The latest kidnapping occurred in the beginning of October, when a French handicapped woman was taken from her resort and wisped across the border to Somalia. Both kidnappings are reported to be affiliated with Al Shabaab.
As tragic as these acts of aggression are, Al Shabaab seems to have hit a new low. It has been reported by the Daily Nation that two aid workers from Médecins Sans Frontières working in the Dadaab refugee camp in Kenya were kidnapped by Al Shabaab gunmen on October 13th during a midday raid. Apparently, the gunmen acted as refugees crossing the Somalia-Kenya border, fitting into the over 400,000 desperate soles who currently occupy a camp designed to hold only 90,000 people.
This action represents a new tactic in their pursuits, albeit one with similar consequences to restricting aid completely. Al Shabaab’s tactics have disturbingly transformed from its guerrilla warfare campaigns and political assassinations in its early years to one of outright hostility to international aid agencies. It has crossed the political divide with a newfound taste for civil society.
This presents a loathing dilemma for international aid agencies working in Somalia, northern Kenya, Ethiopia, and even Uganda. It comes down to a decision to either help some of the most marginalized and neglected people in the world, who have been forced to walk for weeks on end in search for food during the famine, and risk kidnapping or even death; or abandon them completely due to high security risks.
The very existence of Al Shabaab is what is at the root of this problem, and its very existence is rooted in poverty, greed, and the pursuit of power. Since 1991, Somalia has not had a central government to control its territories and provide social services to those in need, causing internal warfare among the various clans. Recruitment into armed factions of desperate youth has increased its ranks. Al Shabaab has even recruited jobless youth in the slums of Nairobi, like a parasite feeding on the weakest targets.
Although it is difficult to pinpoint the size of Al Shabaab, analysts predict that it is comprised of several thousand fighters with only several hundred hardcore members who believe in its extreme ideology. It is a loosely held collective of four separate factions, which at times have demonstrated internal friction against each other. It is also not clear if Al Shabaab’s increasing assaults outside of Somalia’s borders are a result of its overall weakening from AMISOM’s (the African Union Mission in Somalia, a military force comprised of Ugandan and Burundian soldiers) recent victories (Mogadishu was recently taken over completely by AMISOM forces but subsequently faced a suicide bombing that took over 100 lives).
The other possibility is that Al Shabaab is growing in strength, with greater resources to expand into other countries. Al Shabaab has reasoned that it withdrew from Mogadishu for tactical purposes, presumably to focus on other areas.
Whether or not this is merely an attempt to save face and grasp on to a slowly defeated dream is up for debate.

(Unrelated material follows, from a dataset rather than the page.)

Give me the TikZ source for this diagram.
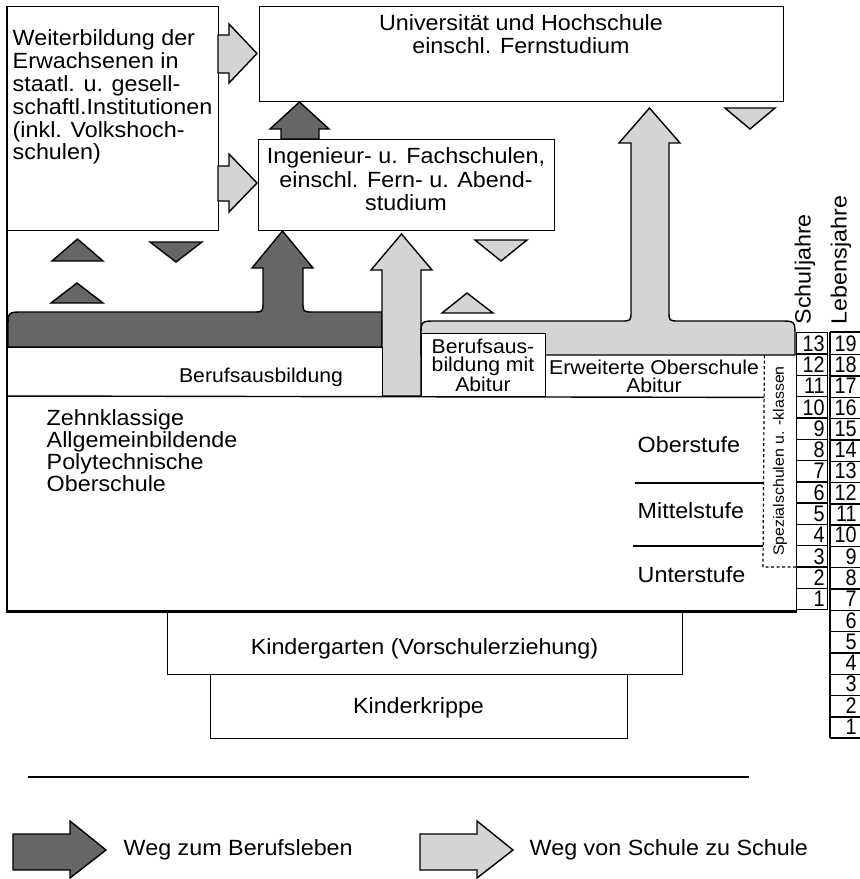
\documentclass[tikz,border=0pt]{standalone}
\usepackage{fontspec}
\setmainfont{Liberation Sans}[FakeStretch=1.06]
\newfontfamily\numfont{Liberation Sans}[FakeStretch=0.88]
\usetikzlibrary{positioning}
\definecolor{wegberuf}{HTML}{676666}
\definecolor{wegschule}{HTML}{D4D4D4}

\begin{document}
\begin{tikzpicture}[x=1pt, y=-1pt, line width=1.4pt,
  box/.style={draw, fill=white, inner sep=0pt, anchor=north west},
  flaeche/.style={inner sep=0pt, anchor=north west},
  txt/.style={inner sep=0pt, font=\fontsize{22}{23}\selectfont},
  klein/.style={inner sep=0pt, font=\fontsize{20}{18.6}\selectfont},
  zahl/.style={inner xsep=3pt, inner ysep=0pt, text width=25pt, align=right, minimum height=21.3pt, anchor=north west, font=\numfont\fontsize{22.5}{21}\selectfont},
  zumberuf/.style={draw, fill=wegberuf, line join=miter},
  zurschule/.style={draw, fill=wegschule, line join=miter}]
	\useasboundingbox (0,0) rectangle (860,879);
	\node[box, minimum width=211pt, minimum height=224pt] (wb) at (7,6) {};
	\node[box, minimum width=524pt, minimum height=95pt] (uni) at (259,6) {};
	\node[box, minimum width=296pt, minimum height=91pt] (ing) at (258,139) {};
	\node[txt, anchor=north west, align=left, font=\fontsize{22}{22.8}\selectfont] (wbtext) at (12,29.2) {Weiterbildung der\\Erwachsenen in\\staatl. u. gesell-\\schaftl.Institutionen\\(inkl. Volkshoch-\\schulen)};
	\node[txt, anchor=north, align=center] (unitext) at (521,14) {Universität und Hochschule\\einschl. Fernstudium};
	\node[txt, anchor=north, align=center, font=\fontsize{22}{23.5}\selectfont] (ingtext) at (406,147) {Ingenieur- u. Fachschulen,\\einschl. Fern- u. Abend-\\studium};
	\draw[zurschule] (218,35) -- (229,35) -- (229,24) -- (257,53.5) -- (229,83) -- (229,73) -- (218,73) -- cycle;
	\draw[zurschule] (218,166) -- (229,166) -- (229,154) -- (257,183) -- (229,212) -- (229,201) -- (218,201) -- cycle;
	\draw[zumberuf] (281,139) -- (281,129) -- (270,129) -- (299.5,102) -- (329,129) -- (319,129) -- (319,139) -- cycle;
	\draw[zumberuf] (8,347) -- (8,327) .. controls (8,312) .. (23,312) -- (253,312) .. controls (263,312) .. (263,302) -- (263,268) -- (252,268) -- (282.5,231) -- (313,268) -- (303,268) -- (303,302) .. controls (303,312) .. (313,312) -- (382,312) -- (382,347) -- cycle;
	\draw[zurschule] (382,396) -- (382,270) -- (371,270) -- (401.5,234) -- (432,270) -- (421,270) -- (421,396) -- cycle;
	\draw[zurschule] (421,355) -- (421,336) .. controls (421,321) .. (436,321) -- (621,321) .. controls (631,321) .. (631,311) -- (631,143) -- (619,143) -- (649.5,108) -- (680,143) -- (669,143) -- (669,311) .. controls (669,321) .. (679,321) -- (780,321) .. controls (795,321) .. (795,336) -- (795,355) -- cycle;
	\node[box, minimum width=375pt, minimum height=49pt] (beruf) at (7,347) {};
	\node[klein, anchor=base] (beruftext) at (261,382) {Berufsausbildung};
	\node[box, minimum width=124pt, minimum height=63pt] (bma) at (421,333) {};
	\node[klein, anchor=north, align=center] (bmatext) at (483,338) {Berufsaus-\\bildung mit\\Abitur};
	\node[flaeche, minimum width=218pt, minimum height=41pt] (eos) at (545,355) {};
	\node[klein, anchor=north, align=center, font=\fontsize{20}{18.6}\selectfont] (eostext) at (654,359) {Erweiterte Oberschule\\Abitur};
	\node[flaeche, minimum width=789pt, minimum height=214pt] (school) at (7,396) {};
	\node[txt, anchor=north west, align=left, font=\fontsize{22}{22}\selectfont] (schooltext) at (46,409) {Zehnklassige\\Allgemeinbildende\\Polytechnische\\Oberschule};
	\node[txt, anchor=base west] (ober) at (637,452) {Oberstufe};
	\node[txt, anchor=base west] (mittel) at (637,518) {Mittelstufe};
	\node[txt, anchor=base west] (unter) at (637,582) {Unterstufe};
	\draw (635,483) -- (763,483);
	\draw (633,546) -- (763,546);
	\draw[dash pattern=on 3pt off 2.5pt, line width=1.2pt] (eos.north east) -- (763,567) -- (796,567);
	\node[inner sep=0pt, rotate=90, font=\fontsize{15}{15}\selectfont] (spez) at (780,461) {Spezialschulen u. -klassen};
	\node[box, minimum width=515pt, minimum height=64pt] (kg) at (167,610) {};
	\node[txt, anchor=base] (kgtext) at (424.5,654) {Kindergarten (Vorschulerziehung)};
	\node[box, minimum width=417pt, minimum height=64pt] (kk) at (210,674) {};
	\node[txt, anchor=base] (kktext) at (418.5,713) {Kinderkrippe};
	\draw (eos.south east) -- (school.north west);
	\draw[line width=2.2pt] (wb.north west) -- (school.south west) -- (school.south east);
	\foreach \i in {1,...,13}
		\node[zahl, draw] (s\i) at (796,{332+(13-\i)*21.3}) {\i};
	\foreach \j in {1,...,19}
		\node[zahl, text width=23pt] (l\j) at (830,{332+(19-\j)*21.3}) {\j};
	\foreach \j in {1,...,19}
		\draw (l\j.south west) -- (l\j.south east);
	\draw (l19.north west) -- (l19.north east);
	\draw (l19.north west) -- (l1.south west);
	\node[txt, rotate=90, anchor=west] (sj) at (805,325) {Schuljahre};
	\node[txt, rotate=90, anchor=west] (lj) at (841,325) {Lebensjahre};
	\draw[zumberuf] (52,261) -- (77.5,239) -- (103,261) -- cycle;
	\draw[zumberuf] (150,242) -- (202,242) -- (176,262) -- cycle;
	\draw[zumberuf] (51,303) -- (77,283) -- (103,303) -- cycle;
	\draw[zurschule] (475,240) -- (527,240) -- (501,261) -- cycle;
	\draw[zurschule] (442,313) -- (467,293) -- (493,313) -- cycle;
	\draw[zurschule] (725,108) -- (775,108) -- (750,129) -- cycle;
	\draw (28,777) -- (749,777);
	\coordinate (spitzeberuf) at (106,850);
	\coordinate (spitzeschule) at (513,850);
	\draw[zumberuf] (13,834) -- (70,834) -- (70,821) -- (spitzeberuf) -- (70,878) -- (70,870) -- (13,870) -- cycle;
	\draw[zurschule] (420,834) -- (477,834) -- (477,821) -- (spitzeschule) -- (477,878) -- (477,870) -- (420,870) -- cycle;
	\node[txt, right=17pt of spitzeberuf] (legberuf) {Weg zum Berufsleben};
	\node[txt, right=16pt of spitzeschule] (legschule) {Weg von Schule zu Schule};
\end{tikzpicture}
\end{document}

The elusiveness and unpredictability of Al Shabaab make it difficult for national governments and armed forces to counter this threat. Even though Kenya recently established a command centre and six patrol bases near the Somali border, they were unable to prevent or apprehend the recent MSF kidnapping. Although a much more rigorous security presence may be necessary, this seems to be a short term solution at best. After all, the world’s most advanced military has been fighting in Afghanistan for over ten years, with “victory” not in sight.
What must happen for Al Shabaab to be slowly eroded from its base of power is a combination of development (education, health, income generation) and institutional capacity building (government, rule of law, accountability and transparency) in the region. Of course neither of these can be attained without stability and security.

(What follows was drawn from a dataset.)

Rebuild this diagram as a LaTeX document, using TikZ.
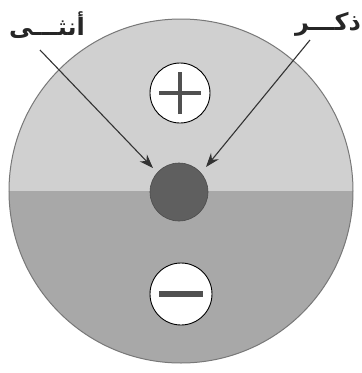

All of this makes for a difficult and enormous challenge. However, it is one in which all of East Africa and the rest of the world must pursue. As resources begin to be withdrawn from operation in Libya and Afghanistan, they must be diverted towards Somalia.
Although AMISOM is an African Union initiative, only Burundi and Uganda have dedicated troops. Although the EU has pledged €60 million, much more is needed.

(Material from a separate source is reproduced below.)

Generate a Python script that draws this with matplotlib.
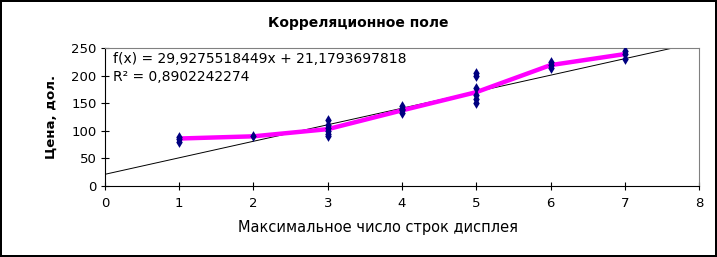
import numpy as np
import matplotlib
matplotlib.use("Agg")
import matplotlib.pyplot as plt

# scatter data: display rows vs price
rows = [1, 1, 1, 2, 3, 3, 3, 3, 3, 3, 4, 4, 4, 4, 5, 5, 5, 5, 5, 5, 6, 6, 6, 7, 7, 7]
price = [80, 85, 88, 90, 90, 95, 100, 105, 110, 120, 132, 137, 140, 145,
         150, 158, 165, 178, 200, 205, 213, 220, 225, 230, 240, 245]

# mean price for each number of rows (pink line)
mean_x = [1, 2, 3, 4, 5, 6, 7]
mean_y = [86, 90, 103, 137, 170, 219, 239]

# trend line coefficients
slope = 29.9275518449
intercept = 21.1793697818
r2 = 0.8902242274

plt.rcParams['font.family'] = ['DejaVu Sans']

fig = plt.figure(figsize=(7.17, 2.57), dpi=100)
fig.patch.set_edgecolor("black")
fig.patch.set_linewidth(1.5)
ax = fig.add_axes([0.1464, 0.2763, 0.8286, 0.5369])

tx = np.array([0, 8])
ax.plot(tx, slope * tx + intercept, color="black", linewidth=0.7, zorder=2)
ax.plot(mean_x, mean_y, color="#ff00ff", linewidth=3.2, zorder=3)
ax.scatter(rows, price, marker="d", s=30, color="#000080", zorder=4, linewidths=0)

ax.set_xlim(0, 8)
ax.set_ylim(0, 250)
ax.set_xticks(range(0, 9))
ax.set_yticks(range(0, 251, 50))
ax.tick_params(direction="inout", length=6, labelsize=9.5, width=0.8)
ax.tick_params(axis="x", pad=5)
ax.tick_params(axis="y", pad=3)
for s in ["top", "right"]:
    ax.spines[s].set_color("#808080")
ax.spines["left"].set_color("black")
ax.spines["bottom"].set_color("black")

ax.text(0.013, 0.97, f"f(x) = {slope:.10f}x + {intercept:.10f}".replace(".", ","),
        transform=ax.transAxes, fontsize=10, va="top")
ax.text(0.013, 0.84, f"R² = {r2:.10f}".replace(".", ","),
        transform=ax.transAxes, fontsize=10, va="top")

fig.text(0.5, 0.91, "Корреляционное поле", ha="center", va="center",
         fontsize=10, fontweight="bold")
ax.set_ylabel("Цена, дол.", fontsize=9.5, fontweight="bold", labelpad=10)
ax.set_xlabel("Максимальное число строк дисплея", fontsize=10.5)
ax.xaxis.set_label_coords(0.46, -0.25)

fig.savefig("out.png", dpi=100, edgecolor=fig.get_edgecolor())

The African Union Peace and Security Council has repeatedly requested for a no-fly zone over Somalia to the UN Security Council, which has been denied on each occasion. There will be an even more difficult task with a fledgling European economy, an election cycle coming up in the US, and global stock market volatility.
Nevertheless, the menace of Al Shabaab must be taken up as a top priority by world leaders and acted upon. As Somali President Sheikh Sharif Ahmed has stated, Somalia is not a failed state.
However, without determined action, hundreds of thousands of Somalis will continue to suffer, aid workers and tourists will continue to be kidnapped, and bombings will devastate innocent men, women, and children throughout the region. This is more than a menace. This is an assault on humanity.